Apple was one of the first to implement the same in their operating system, which takes advantage of the discrete neural processing hardware embedded into the new A10 processors that you will find on the iPhone 8, iPhone 8 Plus and the iPhone X. With development of more powerful algorithms within the operating system, the AR software engine can also be run on older hardware such as the iPhone 7, albeit with possibilities of a slower run time and probably at the expense of battery consumption. However, the iPhone 8 and above have a hardware that takes complete charge of the heavy AR data-crunching requirements and makes it easy on the processor and battery to create a more immersive AR experience.

 

Apple introduced ARKit as part of the operating system where developers could create apps that take advantage of the neural processor and the AR features to help various industries, from gaming to education and shopping to business, grow better. ARKit blends digital objects and information with the environment around you, taking apps far beyond the screen and freeing them to interact with the real world in entirely new ways.

Apple AR

A WWDC18 Scholarship program by Apple was run some time ago and submissions were open between March 26 and April 1, 2018, with the status of the applications notified 20 days later. The submissions we based on requirements with regards to the scholarship’s terms and conditions and applications were judged on technical accomplishment, creativity of ideas and content of written responses.

WWDC18 Scholarships reward talented students and STEM organisation members with the opportunity to attend the 2018 conference.

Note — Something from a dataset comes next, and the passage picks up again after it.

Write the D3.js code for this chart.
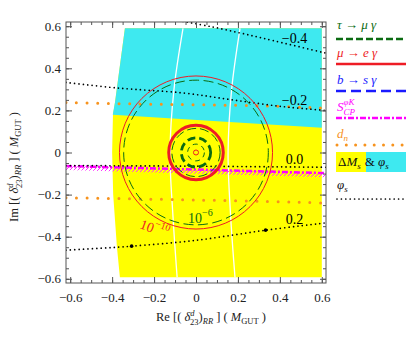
<!DOCTYPE html>
<html>
<head>
<meta charset="utf-8">
<script src="https://cdn.jsdelivr.net/npm/d3@7"></script>
<style>
  body { margin: 0; background: #fff; }
  svg text { font-family: "Liberation Serif", "DejaVu Serif", serif; }
</style>
</head>
<body>
<div id="chart"></div>
<script>
// ---- data (data units) ----
const tickValues = [-0.6, -0.4, -0.2, 0, 0.2, 0.4, 0.6];
const minorTicks = d3.range(-12, 13).map(i => i * 0.05);

// allowed regions
const deltaMsRegion = [[-0.339, 0.59], [-0.386, 0.24], [-0.396, 0.18], [-0.4, 0], [-0.395, -0.2],
  [-0.377, -0.45], [-0.363, -0.593], [0.6, -0.593], [0.6, 0.59]];
const phisRegion = [[-0.339, 0.59], [-0.386, 0.24], [-0.397, 0.179], [0.6, 0.117], [0.6, 0.59]];
// white gaps inside the coloured region
const deltaMsGaps = [
  [[-0.062, 0.59], [-0.105, 0.3], [-0.124, 0], [-0.11, -0.3], [-0.09, -0.593]],
  [[0.21, 0.59], [0.17, 0.3], [0.153, 0], [0.165, -0.3], [0.186, -0.593]]
];

// circles around the origin
const tauMuGammaRadii = [0.345, 0.115, 0.07, 0.04];
const muEGammaRadii = [0.365, 0.13, 0.012];

// phi_s contours
const phisLevels = ["\u22120.4", "\u22120.2", "0.0", "0.2"];
const phisCurves = [
  [[-0.062, 0.623], [0.067, 0.599], [0.21, 0.568], [0.337, 0.539], [0.62, 0.472]],
  [[-0.62, 0.333], [-0.38, 0.307], [-0.062, 0.283], [0.176, 0.25], [0.415, 0.218], [0.62, 0.2]],
  [[-0.62, -0.062], [0, -0.065], [0.62, -0.07]],
  [[-0.62, -0.464], [-0.458, -0.455], [-0.307, -0.445], [0, -0.417], [0.332, -0.369], [0.62, -0.334]]
];
const phisPoints = [[-0.307, -0.445], [0.332, -0.369]];

// d_n and S_CP lines
const dnCurves = [
  [[-0.62, 0.237], [-0.3, 0.231], [0.34, 0.221], [0.62, 0.21]],
  [[-0.62, -0.215], [0.02, -0.226], [0.58, -0.239], [0.62, -0.24]]
];
const sCPCurve = [[-0.62, -0.064], [0.62, -0.098]];

const width = 406, height = 343;
const x = d3.scaleLinear().domain([-0.62, 0.62]).range([66, 326]);
const y = d3.scaleLinear().domain([-0.62, 0.62]).range([283, 22]);

const svg = d3.select("#chart").append("svg")
  .attr("width", width).attr("height", height);

const defs = svg.append("defs");
defs.append("clipPath").attr("id", "plot")
  .append("rect").attr("x", 66).attr("y", 22).attr("width", 260).attr("height", 261);
const hatch = defs.append("pattern").attr("id", "hatch")
  .attr("width", 4).attr("height", 4).attr("patternUnits", "userSpaceOnUse");
hatch.append("path").attr("d", "M0,4L4,0").attr("stroke", "#ff33ff").attr("stroke-width", 1);

const line = d3.line().x(d => x(d[0])).y(d => y(d[1]));
const smooth = d3.line().x(d => x(d[0])).y(d => y(d[1])).curve(d3.curveCatmullRom);

const plot = svg.append("g").attr("clip-path", "url(#plot)");

// regions
plot.append("path").datum(deltaMsRegion).attr("d", d => line(d) + "Z").attr("fill", "#ffff00");
plot.append("path").datum(phisRegion).attr("d", d => line(d) + "Z").attr("fill", "#3ee9f0");
plot.selectAll(".gap").data(deltaMsGaps).enter().append("path")
  .attr("d", smooth).attr("fill", "none").attr("stroke", "#fff").attr("stroke-width", 1.3);

// d_n (orange dots)
plot.selectAll(".dn").data(dnCurves).enter().append("path")
  .attr("d", smooth).attr("fill", "none").attr("stroke", "#f7931e")
  .attr("stroke-width", 3).attr("stroke-linecap", "round").attr("stroke-dasharray", "0,10.6");

// S_CP band + dash-dot line
const band = d3.area().x(d => x(d[0])).y0(d => y(d[1])).y1(d => y(d[1]) + 4);
plot.append("path").datum(sCPCurve).attr("d", band).attr("fill", "url(#hatch)");
plot.append("path").datum(sCPCurve).attr("d", line).attr("fill", "none")
  .attr("stroke", "#ff00ff").attr("stroke-width", 2.5).attr("stroke-dasharray", "6,2,2,2");

// phi_s contours (black dots)
plot.selectAll(".phis").data(phisCurves).enter().append("path")
  .attr("d", smooth).attr("fill", "none").attr("stroke", "#000")
  .attr("stroke-width", 1.7).attr("stroke-linecap", "round").attr("stroke-dasharray", "0,4.4");
plot.selectAll(".phipt").data(phisPoints).enter().append("circle")
  .attr("cx", d => x(d[0])).attr("cy", d => y(d[1])).attr("r", 1.8).attr("fill", "#000");

// contour labels placed just above each curve
const labelX = 0.47;
function yAt(curve, xv) {
  for (let i = 1; i < curve.length; i++) {
    if (curve[i][0] >= xv) {
      const a = curve[i - 1], b = curve[i];
      return a[1] + (b[1] - a[1]) * (xv - a[0]) / (b[0] - a[0]);
    }
  }
  return curve[curve.length - 1][1];
}
plot.selectAll(".plab").data(phisLevels).enter().append("text")
  .attr("x", x(labelX)).attr("y", (d, i) => y(yAt(phisCurves[i], labelX)) - 3)
  .attr("text-anchor", "middle").attr("font-size", 14).text(d => d);

// tau -> mu gamma circles (green dashed)
const greenStyle = [[1, "10,4.5"], [1, "9,4"], [2.8, "8,4"], [1, "5,4"]];
plot.selectAll(".tmg").data(tauMuGammaRadii).enter().append("circle")
  .attr("cx", x(0)).attr("cy", y(0)).attr("r", d => x(d) - x(0))
  .attr("fill", "none").attr("stroke", "#0b6b12")
  .attr("stroke-width", (d, i) => greenStyle[i][0])
  .attr("stroke-dasharray", (d, i) => greenStyle[i][1]);

// mu -> e gamma circles (red)
const redWidth = [1, 3, 1];
plot.selectAll(".meg").data(muEGammaRadii).enter().append("circle")
  .attr("cx", x(0)).attr("cy", y(0)).attr("r", d => x(d) - x(0))
  .attr("fill", "none").attr("stroke", "#ee1c25")
  .attr("stroke-width", (d, i) => redWidth[i]);

// circle labels
const l6 = plot.append("text").attr("x", 188).attr("y", 223).attr("font-size", 14).attr("fill", "#0b6b12");
l6.append("tspan").text("10");
l6.append("tspan").attr("font-size", 10).attr("dy", -7).text("\u22126");
const l10 = plot.append("text").attr("transform", "translate(139,228) rotate(20)")
  .attr("font-size", 14).attr("fill", "#ee1c25");
l10.append("tspan").text("10");
l10.append("tspan").attr("font-size", 10).attr("dy", -7).text("\u221210");

// ---- axes / frame ----
const fmt = d => d === 0 ? "0" : d3.format(".1f")(d);
const frame = "#555";
function axis(gen, tr, vals, size, labels, pad) {
  const g = svg.append("g").attr("transform", tr)
    .call(gen.tickValues(vals).tickSize(size).tickPadding(pad || 3).tickFormat(labels ? fmt : ""));
  g.select(".domain").remove();
  g.selectAll("line").attr("stroke", frame);
  g.selectAll("text").attr("font-family", "Liberation Serif").attr("font-size", 13).attr("fill", "#222");
  return g;
}
axis(d3.axisBottom(x), "translate(0,283)", minorTicks, -3, false);
axis(d3.axisBottom(x), "translate(0,283)", tickValues, -6, true, 10);
axis(d3.axisTop(x), "translate(0,22)", minorTicks, -3, false);
axis(d3.axisTop(x), "translate(0,22)", tickValues, -6, false);
axis(d3.axisLeft(y), "translate(66,0)", minorTicks, -3, false);
axis(d3.axisLeft(y), "translate(66,0)", tickValues, -6, true, 5);
axis(d3.axisRight(y), "translate(326,0)", minorTicks, -3, false);
axis(d3.axisRight(y), "translate(326,0)", tickValues, -6, false);
svg.append("rect").attr("x", 66).attr("y", 22).attr("width", 260).attr("height", 261)
  .attr("fill", "none").attr("stroke", frame).attr("stroke-width", 1);

// axis titles
function title(t, prefix) {
  const s = 12.5, ss = 8.5;
  t.append("tspan").text(prefix + " [( ");
  t.append("tspan").attr("font-style", "italic").text("\u03b4");
  t.append("tspan").attr("font-size", ss).attr("font-style", "italic").attr("dy", -5).text("d");
  t.append("tspan").attr("font-size", ss).attr("dx", -4.5).attr("dy", 9).text("23");
  t.append("tspan").attr("dy", -4).text(")");
  t.append("tspan").attr("font-size", ss).attr("font-style", "italic").attr("dy", 3).text("RR");
  t.append("tspan").attr("dy", -3).text(" ] ( ");
  t.append("tspan").attr("font-style", "italic").text("M");
  t.append("tspan").attr("font-size", ss).attr("dy", 3).text("GUT");
  t.append("tspan").attr("dy", -3).text(" )");
  t.attr("font-size", s).attr("fill", "#222");
}
title(svg.append("text").attr("x", 211).attr("y", 321).attr("text-anchor", "middle"), "Re");
title(svg.append("text").attr("transform", "translate(18,167) rotate(-90)").attr("text-anchor", "middle"), "Im");

// ---- legend ----
const lg = svg.append("g");
const lx0 = 336, lx1 = 410;
function ltext(yb, color) {
  return lg.append("text").attr("x", 337).attr("y", yb).attr("font-size", 13)
    .attr("font-style", "italic").attr("fill", color);
}
let t = ltext(29, "#0b6b12"); t.text("\u03c4 \u2192 \u03bc \u03b3");
lg.append("line").attr("x1", lx0).attr("x2", lx1).attr("y1", 39).attr("y2", 39)
  .attr("stroke", "#0b6b12").attr("stroke-width", 2.6).attr("stroke-dasharray", "7,3");
t = ltext(57, "#ee1c25"); t.text("\u03bc \u2192 e \u03b3");
lg.append("line").attr("x1", lx0).attr("x2", lx1).attr("y1", 64).attr("y2", 64)
  .attr("stroke", "#ee1c25").attr("stroke-width", 2.6);
t = ltext(84, "#1a1aff"); t.text("b \u2192 s \u03b3");
lg.append("line").attr("x1", lx0).attr("x2", lx1).attr("y1", 91).attr("y2", 91)
  .attr("stroke", "#1a1aff").attr("stroke-width", 2.6).attr("stroke-dasharray", "10,5");
t = ltext(111, "#ff00ff");
t.append("tspan").text("S");
t.append("tspan").attr("font-size", 9).attr("dy", -6).text("\u03c6K");
t.append("tspan").attr("font-size", 9).attr("dx", -11).attr("dy", 10).text("CP");
lg.append("line").attr("x1", lx0).attr("x2", lx1).attr("y1", 118).attr("y2", 118)
  .attr("stroke", "#ff00ff").attr("stroke-width", 2.6).attr("stroke-dasharray", "6,2,2,2");
t = ltext(138, "#f7931e");
t.append("tspan").text("d");
t.append("tspan").attr("font-size", 9).attr("dy", 3).text("n");
lg.append("line").attr("x1", lx0 + 1).attr("x2", lx1).attr("y1", 145).attr("y2", 145)
  .attr("stroke", "#f7931e").attr("stroke-width", 3).attr("stroke-linecap", "round").attr("stroke-dasharray", "0,9.3");
lg.append("rect").attr("x", 336).attr("y", 152).attr("width", 30).attr("height", 20).attr("fill", "#ffff00");
lg.append("rect").attr("x", 366).attr("y", 152).attr("width", 44).attr("height", 20).attr("fill", "#3ee9f0");
t = lg.append("text").attr("x", 338).attr("y", 166).attr("font-size", 13).attr("fill", "#111");
t.append("tspan").text("\u0394");
t.append("tspan").attr("font-style", "italic").text("M");
t.append("tspan").attr("font-size", 9).attr("font-style", "italic").attr("dy", 3).text("s");
t.append("tspan").attr("dy", -3).attr("dx", 4).text("& ");
t.append("tspan").attr("font-style", "italic").text("\u03c6");
t.append("tspan").attr("font-size", 9).attr("font-style", "italic").attr("dy", 3).text("s");
t = ltext(189, "#111");
t.append("tspan").text("\u03c6");
t.append("tspan").attr("font-size", 9).attr("dy", 3).text("s");
lg.append("line").attr("x1", lx0 + 1).attr("x2", lx1).attr("y1", 199).attr("y2", 199)
  .attr("stroke", "#000").attr("stroke-width", 1.7).attr("stroke-linecap", "round").attr("stroke-dasharray", "0,4.4");
</script>
</body>
</html>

Developers selected for a scholarship would receive a WWDC18 ticket, lodging for the conference, and one year of membership in the Apple Developer Program, free of charge.

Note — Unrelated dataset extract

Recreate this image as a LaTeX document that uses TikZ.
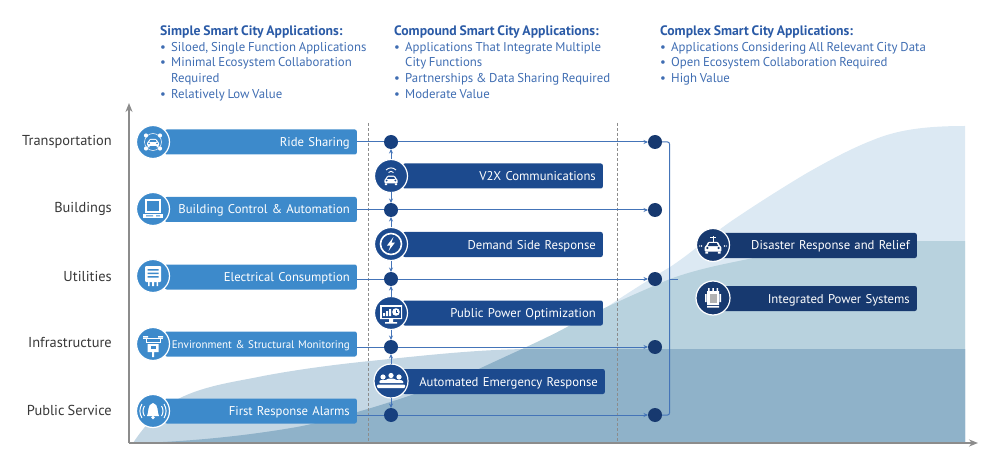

The concept of online fashion shopping with AR support is growing. We look into something similar with a simple, yet powerful app that will probably set a benchmarking into AR-based online or offline jewelry shopping around the world.

We got in touch with an AR developer from Hyderabad, who is presently having her hands deep into AR app development, and equally finds it interesting and beneficial for people and businesses around us.

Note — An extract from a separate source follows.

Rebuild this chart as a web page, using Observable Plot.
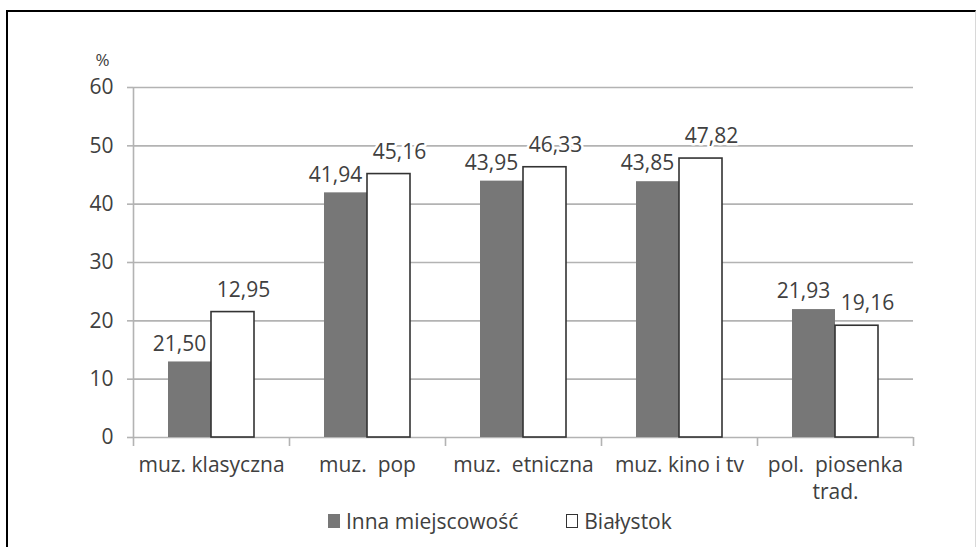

Asshna is a WWDC18 Scholarship winner for 2018, and has been invited by Apple to attend the WWDC at San Jose this year.

Asshna Narula, a 24-year-old student developer and an app developer from Hyderabad, uses Apple’s ARKit for developing AR-based apps. She is a post-graduate in Computer Science student’s motivation. She developed her first AR app using Swift Playground after being inspired by her 5-year-old nephew who, like many other kids, suffers from a problem of not being able to differentiate between same and different. He had a tough time dealing with shapes, colours, alphabets and numbers at his pre-school. His issue led Aashna to think why this was happening. After some research she came up with the idea of the game, “Let’s Shapify”. Initially, she incorporated the idea of matching all the shapes on the screen with the correct shape.

Soon Asshna realised why not include both shape and color at the same time. Let’s Shapify is the app she built which helps in enhancing a child’s observational and categorisational skills. While matching the shapes, one has to also keep a close check on the color of the shape. She has seen a marked improvement in her nephew’s learning abilities after he has played this game.

Asshna is presently being mentored by the core developers behind Mirelz, a Hyderabad-based startup catering to AR-based online fashion shopping in the jewelry segment. Mirelz a fashion-based AR app that helps users window shop for jewelry without having to head to the jeweler or even touching any of the ornaments.